In [3]:
import torch
import torch.nn as nn
import torch.optim as optim
import torch.nn.functional as F
import numpy as np
import random
from collections import deque
import gym

# Define the Bayesian Q-Network
class BayesianQNetwork(nn.Module):
    def __init__(self, state_size, action_size, hidden_size=128, dropout_prob=0.2):
        super(BayesianQNetwork, self).__init__()
        self.fc1 = nn.Linear(state_size, hidden_size)
        self.dropout = nn.Dropout(p=dropout_prob)
        self.fc2 = nn.Linear(hidden_size, hidden_size)
        self.fc3 = nn.Linear(hidden_size, action_size)

    def forward(self, x):
        x = F.relu(self.fc1(x))
        x = self.dropout(x)
        x = F.relu(self.fc2(x))
        x = self.dropout(x)
        return self.fc3(x)

# Define the BDQN Agent with Double Q-Learning
class BDQNAgent:
    def __init__(self, state_size, action_size, hidden_size=128, dropout_prob=0.2, learning_rate=0.0005,
                 gamma=0.99, batch_size=128, buffer_size=100000, tau=0.01, update_freq=4, n_samples=10):
        self.state_size = state_size
        self.action_size = action_size
        self.gamma = gamma
        self.batch_size = batch_size
        self.buffer = deque(maxlen=buffer_size)
        self.tau = tau
        self.update_freq = update_freq
        self.n_samples = n_samples

        self.qnetwork_local = BayesianQNetwork(state_size, action_size, hidden_size, dropout_prob).to(device)
        self.qnetwork_target = BayesianQNetwork(state_size, action_size, hidden_size, dropout_prob).to(device)
        self.optimizer = optim.Adam(self.qnetwork_local.parameters(), lr=learning_rate)

        self.t_step = 0

    def step(self, state, action, reward, next_state, done):
        self.buffer.append((state, action, reward, next_state, done))
        self.t_step = (self.t_step + 1) % self.update_freq
        if len(self.buffer) > self.batch_size and self.t_step == 0:
            experiences = self.sample()
            self.learn(experiences)

    def act(self, state, eps=0.):
        state = torch.FloatTensor(state).unsqueeze(0).to(device)
        self.qnetwork_local.eval()
        with torch.no_grad():
            action_values = [self.qnetwork_local(state) for _ in range(self.n_samples)]
            action_values = torch.stack(action_values).mean(0)
        self.qnetwork_local.train()

        if random.random() > eps:
            return np.argmax(action_values.cpu().data.numpy())
        else:
            return random.choice(np.arange(self.action_size))

    def sample(self):
        experiences = random.sample(self.buffer, k=self.batch_size)
        states, actions, rewards, next_states, dones = zip(*experiences)

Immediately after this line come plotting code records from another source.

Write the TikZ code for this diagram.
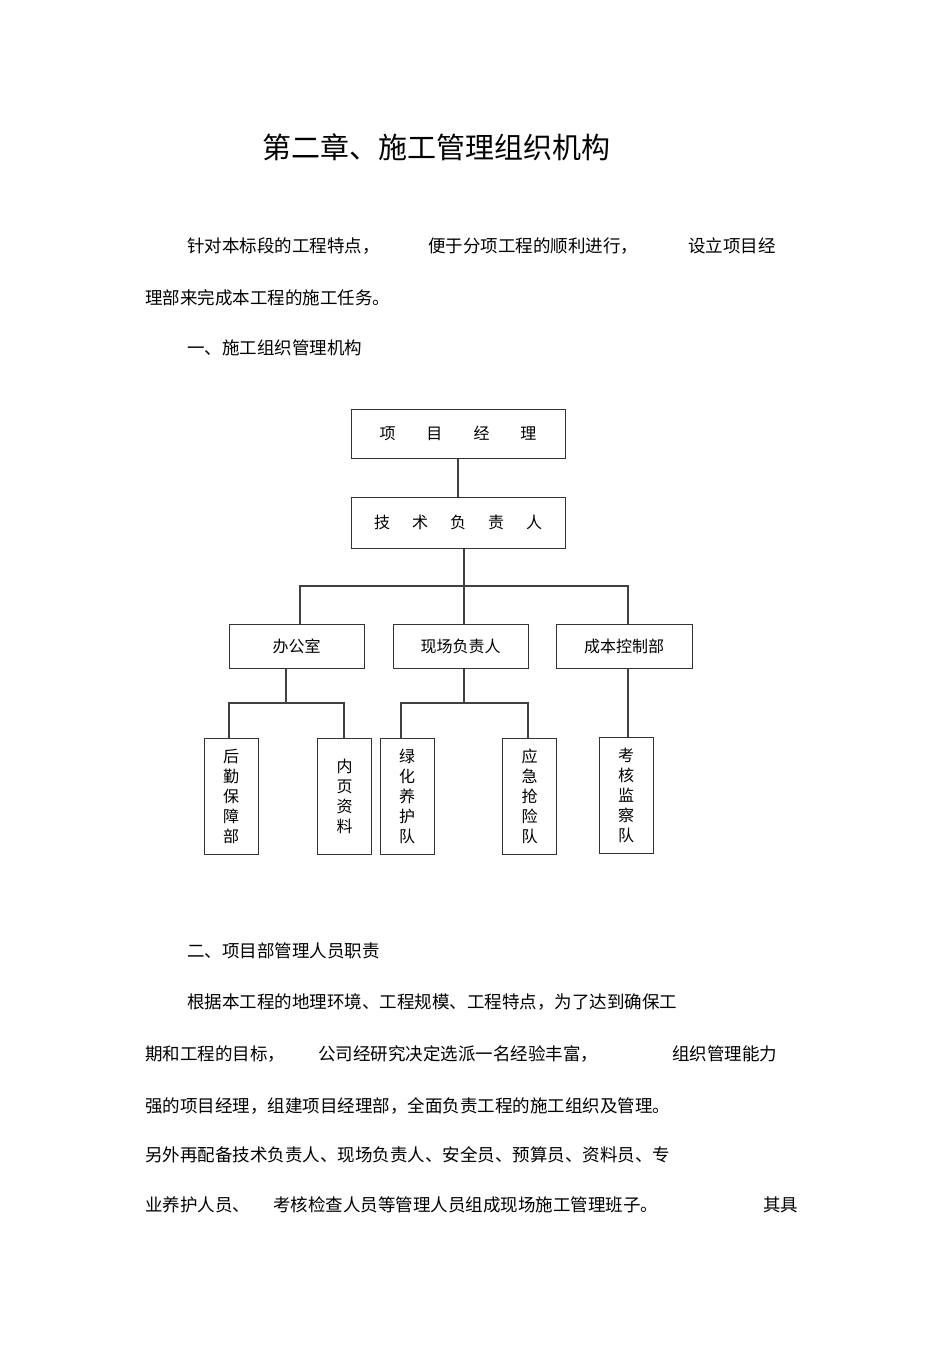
\documentclass[tikz,border=0pt]{standalone}
\usepackage{fontspec}
\setmainfont{Noto Sans CJK SC}
\begin{document}
\begin{tikzpicture}[x=1pt,y=-1pt,
  box/.style={draw=black!80,line width=1pt,inner sep=0pt,font=\fontsize{16}{20}\selectfont},
  conn/.style={draw=black!75,line width=1.2pt},
  txt/.style={anchor=west,inner sep=0pt,font=\fontsize{17.5}{20}\selectfont}]
\useasboundingbox (0,0) rectangle (950,1345);
\node[anchor=west,inner sep=0pt,font=\fontsize{29}{32}\selectfont] (title) at (262,147) {第二章、施工管理组织机构};
\node[txt] (p1a) at (187,246) {针对本标段的工程特点，};
\node[txt] (p1b) at (428,246) {便于分项工程的顺利进行，};
\node[txt] (p1c) at (688,246) {设立项目经};
\node[txt] (p2) at (145,298) {理部来完成本工程的施工任务。};
\node[txt] (h1) at (187,348) {一、施工组织管理机构};
\node[txt] (h2) at (187,951) {二、项目部管理人员职责};
\node[txt] (q1) at (187,1002) {根据本工程的地理环境、工程规模、工程特点，为了达到确保工};
\node[txt] (q2a) at (145,1054) {期和工程的目标，};
\node[txt] (q2b) at (318,1054) {公司经研究决定选派一名经验丰富，};
\node[txt] (q2c) at (672,1054) {组织管理能力};
\node[txt] (q3) at (145,1106) {强的项目经理，组建项目经理部，全面负责工程的施工组织及管理。};
\node[txt] (q4) at (145,1155) {另外再配备技术负责人、现场负责人、安全员、预算员、资料员、专};
\node[txt] (q5a) at (145,1205) {业养护人员、};
\node[txt] (q5b) at (273,1205) {考核检查人员等管理人员组成现场施工管理班子。};
\node[txt] (q5c) at (763,1205) {其具};
% chart
\node[box,minimum width=214pt,minimum height=49pt] (pm) at (458,433.5) {项\hspace{31pt}目\hspace{31pt}经\hspace{31pt}理};
\node[box,minimum width=214pt,minimum height=51pt] (tech) at (458,522.5) {技\hspace{22pt}术\hspace{22pt}负\hspace{22pt}责\hspace{22pt}人};
\node[box,minimum width=135pt,minimum height=44pt] (off) at (296.5,646) {办公室};
\node[box,minimum width=135pt,minimum height=44pt] (site) at (460.5,646) {现场负责人};
\node[box,minimum width=136pt,minimum height=44pt] (cost) at (624,646) {成本控制部};
\tikzset{vbox/.style={box,minimum width=54pt,minimum height=116pt,align=center}}
\node[vbox] (a1) at (231,796) {后\\勤\\保\\障\\部};
\node[vbox] (a2) at (344.5,796) {内\\页\\资\\料};
\node[vbox] (b1) at (407,796) {绿\\化\\养\\护\\队};
\node[vbox] (b2) at (529.5,796) {应\\急\\抢\\险\\队};
\node[vbox] (c1) at (626,795) {考\\核\\监\\察\\队};
\draw[conn,line width=2pt] (pm.south) -- (pm.south |- tech.north);
\coordinate (j1) at (464,586);
\draw[conn] (tech.south -| j1) -- (j1);
\draw[conn] (300,624) -- (300,586) -- (628,586) -- (628,624);
\draw[conn] (j1) -- (j1 |- site.north);
\coordinate (j2) at (286,703);
\draw[conn] (off.south -| j2) -- (j2);
\draw[conn,line width=2pt] (a1.north -| 229,0) -- (229,703) -- (344,703) -- (344,738);
\coordinate (j3) at (464,703);
\draw[conn] (site.south -| j3) -- (j3);
\draw[conn] (401,738) -- (401,703) -- (528,703) -- (528,738);
\draw[conn,line width=2pt] (cost.south -| 628,0) -- (628,737);
\end{tikzpicture}
\end{document}
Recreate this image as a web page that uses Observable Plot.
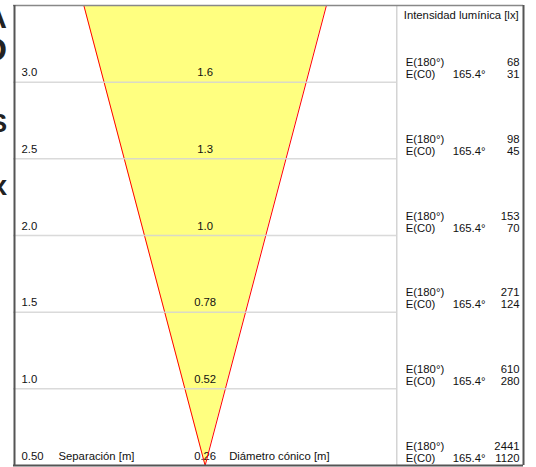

        states = torch.FloatTensor(states).to(device)
        actions = torch.LongTensor(actions).to(device)
        rewards = torch.FloatTensor(rewards).to(device)
        next_states = torch.FloatTensor(next_states).to(device)
        dones = torch.FloatTensor(dones).to(device)

        return (states, actions, rewards, next_states, dones)

    def learn(self, experiences):
        states, actions, rewards, next_states, dones = experiences

        Q_targets_next = [self.qnetwork_local(next_states).detach() for _ in range(self.n_samples)]
        Q_targets_next = torch.stack(Q_targets_next).mean(0)
        Q_targets_next = Q_targets_next.gather(1, self.qnetwork_target(next_states).max(1)[1].unsqueeze(1)).squeeze(1)

        Q_targets = rewards + (self.gamma * Q_targets_next * (1 - dones))

        Q_expected = self.qnetwork_local(states).gather(1, actions.unsqueeze(1)).squeeze(1)

        loss = F.mse_loss(Q_expected, Q_targets)

        self.optimizer.zero_grad()
        loss.backward()
        torch.nn.utils.clip_grad_norm_(self.qnetwork_local.parameters(), 1)  # Gradient clipping
        self.optimizer.step()

    def soft_update(self, local_model, target_model, tau):
        for target_param, local_param in zip(target_model.parameters(), local_model.parameters()):
            target_param.data.copy_(tau * local_param.data + (1.0 - tau) * target_param.data)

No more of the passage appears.